BMGK'nin özellikle daimi üyelerinin bölünmelerin üstesinden gelmek için çalışmaya devam etmesi gerektiğinin altını çizen Guterres, şu ifadeleri kullandı:
"Güvenlik Konseyinin gündemindeki çoğu mesele karmaşıktır ve hızlı çözümlere karşı direnç göstermektedir ancak Soğuk Savaş'ın en karanlık günlerinde bile bu Konseydeki ortak diyalog ve karar alma süreçleri, küresel güvenliğin ortak ve etkili sistemine temel oluşturmuştur. Bu sistem, çok sayıda barışı koruma misyonunun hayata geçmesini sağlamıştır. İhtiyaç duyan insanlara hayati insani yardım akışının önünü açmıştır ve üçüncü bir dünya savaşını engellemiştir. Aynı ruhun yeniden canlandırılması için sizlere çağrıda bulunuyorum: İletişim kanallarını açık tutun, iyi niyetle dinlemeye devam edin, farklılıkların üstesinden gelmek ve uzlaşıyı inşa etmek için birlikte çalışın."
Guterres, diğer taraftan BMGK'nin 80 yıl öncesinin değil bugünün dünyasını yansıtması gerektiğinin altını çizdi.
Konseyin, bugünün jeopolitik gerçekliklerine daha uygun şekilde temsil edilmesi gerektiğini kaydeden BM Genel Sekreteri, çalışma yöntemlerini daha kapsayıcı, daha şeffaf, daha verimli ve daha hesap verebilir hale getirmek için reform çabalarının sürmesi gerektiğini vurguladı.

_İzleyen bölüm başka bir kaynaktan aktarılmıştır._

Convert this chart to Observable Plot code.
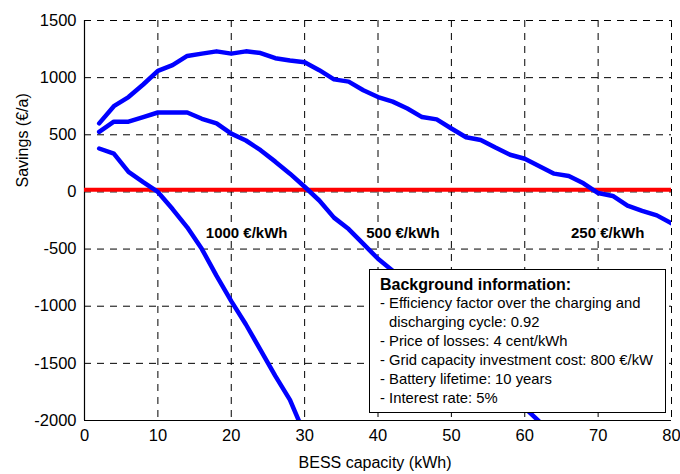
<!DOCTYPE html>
<html><head><meta charset="utf-8">
<script src="https://cdn.jsdelivr.net/npm/d3@7"></script>
<script src="https://cdn.jsdelivr.net/npm/@observablehq/plot@0.6"></script>
<style>
body{margin:0;background:#fff;}
#wrap{position:relative;width:680px;height:474px;font-family:"Liberation Sans",Arial,sans-serif;}
#legend{position:absolute;left:369px;top:269px;width:297px;height:144px;box-sizing:border-box;border:1px solid #000;background:#fff;padding:5px 0 0 10px;font-size:14.8px;line-height:19px;color:#000;white-space:pre;}
#legend .h{font-weight:bold;font-size:16px;}
#legend .i{padding-left:9px;text-indent:-9px;}
</style></head>
<body><div id="wrap"><div id="chart"></div><div id="legend"></div></div>
<script>
// BESS capacity (kWh)
const capacity250 = [2,4,6,8,10,12,14,16,18,20,22,24,26,28,30,32,34,36,38,40,42,44,46,48,50,52,54,56,58,60,62,64,66,68,70,72,74,76,78,80];
const savings250  = [600,750,830,940,1060,1110,1190,1210,1230,1210,1230,1215,1170,1150,1135,1065,985,965,890,830,790,730,655,635,555,478,455,388,325,290,225,160,140,75,-10,-35,-120,-165,-205,-275];
const capacity500 = [2,4,6,8,10,12,14,16,18,20,22,24,26,28,30,32,34,36,38,40,42,44,46,48,50,52,54,56,58,60,62];
const savings500  = [525,615,615,655,695,695,695,640,600,510,450,365,265,160,45,-75,-225,-325,-455,-585,-690,-820,-950,-1080,-1210,-1340,-1470,-1610,-1745,-1890,-2010];
const capacity1000 = [2,4,6,8,10,12,14,16,18,20,22,24,26,28,30];
const savings1000  = [380,335,175,85,0,-150,-310,-500,-735,-955,-1160,-1385,-1610,-1820,-2120];
const breakEven = [20];
const xTicks = [0,10,20,30,40,50,60,70,80];
const yTicks = [-2000,-1500,-1000,-500,0,500,1000,1500];
const curveLabels = ["1000 €/kWh","500 €/kWh","250 €/kWh"];
const curveLabelX = [22.1,43.4,71.3];
const curveLabelY = [-360,-360,-360];
const xLabel = "BESS capacity (kWh)";
const yLabel = "Savings (€/a)";
const legendTitle = "Background information:";
const legendItems = [
  "- Efficiency factor over the charging and\ndischarging cycle: 0.92",
  "- Price of losses: 4 cent/kWh",
  "- Grid capacity investment cost: 800 €/kW",
  "- Battery lifetime: 10 years",
  "- Interest rate: 5%"
];

const rows = (xs, ys) => xs.map((x, i) => ({x, y: ys[i]}));
const dash = {stroke: "#000", strokeOpacity: 1, strokeWidth: 1, strokeDasharray: "7,6"};
const blue = {x: "x", y: "y", stroke: "#0000ff", strokeWidth: 4.5, clip: true};

const chart = Plot.plot({
  width: 680, height: 474,
  marginLeft: 84, marginRight: 9, marginTop: 20, marginBottom: 54,
  style: {fontFamily: "'Liberation Sans', Arial, sans-serif", fontSize: "16px", color: "#000", background: "#fff"},
  x: {domain: [0, 80], label: null},
  y: {domain: [-2000, 1500], label: null},
  marks: [
    Plot.gridX({ticks: xTicks.filter(d => d !== 0), ...dash}),
    Plot.gridY({ticks: yTicks.filter(d => d !== -2000), ...dash}),
    Plot.ruleX([0], {stroke: "#000", strokeWidth: 1.2}),
    Plot.ruleY([-2000], {stroke: "#000", strokeWidth: 1.2}),
    Plot.axisX({ticks: xTicks, tickSize: 0, tickPadding: 9, fontSize: 16.5, label: null}),
    Plot.axisY({ticks: yTicks, tickSize: 0, tickPadding: 8, fontSize: 16.5, tickFormat: d => String(d), label: null}),
    Plot.text(curveLabels, {x: (d, i) => curveLabelX[i], y: (d, i) => curveLabelY[i], text: d => d,
      fontWeight: "bold", fontSize: 15, fill: "#000", stroke: "#fff", strokeWidth: 6, paintOrder: "stroke"}),
    Plot.ruleY(breakEven, {stroke: "#ff0000", strokeWidth: 4}),
    Plot.line(rows(capacity1000, savings1000), blue),
    Plot.line(rows(capacity500, savings500), blue),
    Plot.line(rows(capacity250, savings250), blue),
    Plot.text([yLabel], {frameAnchor: "left", rotate: -90, dx: -62, dy: -33, fontSize: 16, fill: "#000"}),
    Plot.text([xLabel], {frameAnchor: "bottom", dx: -3, dy: 47, fontSize: 16, fill: "#000"})
  ]
});
document.getElementById("chart").append(chart);

const legend = document.getElementById("legend");
const h = document.createElement("div");
h.className = "h"; h.textContent = legendTitle; legend.append(h);
for (const t of legendItems) {
  const d = document.createElement("div");
  d.className = "i"; d.textContent = t; legend.append(d);
}
</script>
</body></html>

BMGK'nin bölgesel ortaklarla da işbirliğini güçlendirmeye devam etmesi gerektiğini belirten Guterres, üye ülkelerin BM Şartı, uluslararası insan hakları hukuku ve uluslararası insancıl hukuk dahil olmak üzere uluslararası hukuktan doğan yükümlülüklerine sadık kalması gerektiğini dile getirdi.
BM Genel Sekreteri Guterres, "Kuruluşumuzun ve ona hayat veren Şartı'nın 80. yılını kutlarken diplomasi yoluyla barışı savunan çok taraflılık ruhuna bağlılığımızı yeniden teyit etmeliyiz." mesajını verdi.